Notable Temples, Monuments and Works of Art

Royal cemetery of Abydos, where the tombs of many of the kings of the 0-2 dynasties are found.

Artefacts

  • The Scorpion Macehead that shows king Scorpion wearing the red crown of Lower Egypt may be from the late predynastic and/or the protodynastic period (Naqada III).
  • The Two Dog Palette (Naqada III, height 42 cm, width 22 cm)
  • Battlefield Palette (Naqada III)
  • The Towns Palette (Naqada III)
  • The Hunters’ Palette (Naqada III)
  • The Gebel Arak knife handle, (Nagada III) shows a master of animals in between two beasts, most likely influenced by the art of Mesoptamian civilizations.
  • The Narmer Palette, which depicts King Narmer smiting and subduing his enemies and uniting Egypt.

Interesting Facts

  • The earliest attestation of agriculture in Upper Egypt is found in the Badarian culture in the region of el-Badari.
  • When it comes to the understanding of the chronology of predynastic Egypt, Egyptologists owe a great deal to the modern methods of dating based on the analysis of physical and chemical phenomena, most notably thermoluminescence (TL) and radiocarbon (€-14) dating.
  • The boat becomes a popular motif in the representational art of Naqada culture, as it signifies the importance of the river when it comes to food (fish and wild fowl) and as the main channel of communication. Through the boat, the people of the Naqada culture obtained ivory, ebony, incense, gold, copper, stone, skins and more. The boat becomes a symbol of social status whereby the elite could gradually distinguish themselves from the rest of the populace.
  • Advances in stone working and carving techniques and technology has been observed during the Gerzean (Naqada II) period.
  • Senet or Senat, the worlds oldest board game is invented probably somewhere between 3500-3300 BCE.
  • Protodynastic period of Egypt refers to the very end of the predynastic period of Egypt.

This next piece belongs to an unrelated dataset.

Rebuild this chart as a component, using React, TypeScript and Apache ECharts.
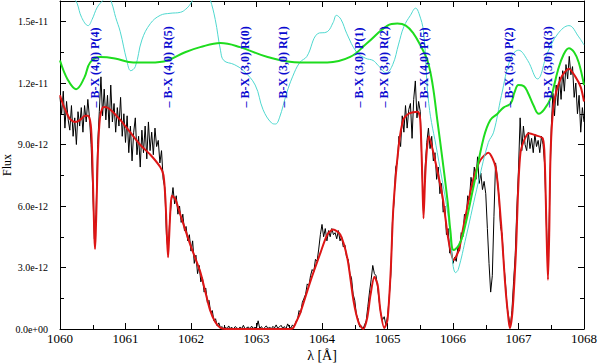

This is when the first initial steps are taken to establish the early dynastic period.
  • The hieroglyphic writing system is invented in the protodynastic period but symbols used on Gerzean (Naqada II) pottery resemble the traditional hieroglyph writing.
  • Painted pottery and figurines, ivory carvings and cosmetics in the form of slate palettes are found for the first time in predynastic Egypt.
  • Pieces of ivory inscribed with early hieroglyphs are found in Abydos dating back to the Naqada III period.
  • The desiccation (process of extreme drying) of the Sahara desert wasn’t fully complete in predynastic/historic Egypt.
  • The differences between the Badarian and Amratian cultures can be seen above all in changes in material culture, most notably the various details of the pottery.
  • The Nile valley of the Predynastic and later periods was a focal point in northern Africa for the development of agriculture and, later, urban societies like that of proto-dynastic and dynastic Egypt.
  • The beginnings of what came to be Egyptian art are partly found in cave paintings in the western desert of Wadi Sura (4500 – 3000 BCE)
  • Serekhs, a specific type of crest that contained a royal name, most often of a king, first appear somewhere in Naqada II (Gerzeh) – Naqada III cultures, around 3400-3200 BCE.
  • From the Badarian culture we have preserved a variety of art, for example woman figures of ivory, figures of animals like the hippopotamus. However the Badarian culture is perhaps best known for its black topped pottery.
  • One of the hallmarks of late predynastic “art” and artefacts are the so called ceremonial palettes often depicted animals in their natural habitat but also in the Naqada III cultures which made use of symbology to depict different events or phenomena, ranging from actual possible history that took place to mythological beings. The most notable ceremonial palettes from the predynastic period or protodynastic period are the Narmer Palette, the Scorpion Macehead, the Gebel Arak Knife, the Battlefield Palette to name a few. The original finding place(s) of the Naqada III decorated palettes is for the most part unknown. as nearly all of them have been obtained from antiquariate “secret” markets.
  • Naqada I pottery (4000 – 3500 BCE) is characterized by black topped red ware and vessels with white decorative motifs on a red polished body.
  • Naqada II or Gerzean pottery (3500 – 3200 BCE) is characterized by wavy handles, coarse utilitarian ware and decorations comprising brown paint on a cream background.
  • The pottery found in the Naqada III culture (3200 – 3000 BCE) is similar or precursory to the dynastic pottery that would emerge later on, like for example more elaborate grave goods and cylindrical jars.
  • It is in the Naqada III cultures that we see and find a lot of novel things that would later come to become normal in dynastic Egypt, this includes the first hieroglyphs, the regular use of inscribing the names of kings in serekhs, the first graphical narratives on ceremonial palettes, the first royal cemetery (in Abydos), and also one of the first irrigations in Egypt.

Conclusion

It is quite difficult to define exactly where and when predynastic Egypt begins and where it ends. While some phenomena and tendencies that are later found in the Old Kingdom and subsequent dynastic periods can be traced to Egyptian prehistory and predynasty, it isn’t always that easy. There are many scholars, egyptologists and theories that differ on what happened, when and how. It is however quite clear that the foundation of the rich civilization and culture of dynastic Egypt lies on many of these findings in prehistoric Upper and Lower Egypt.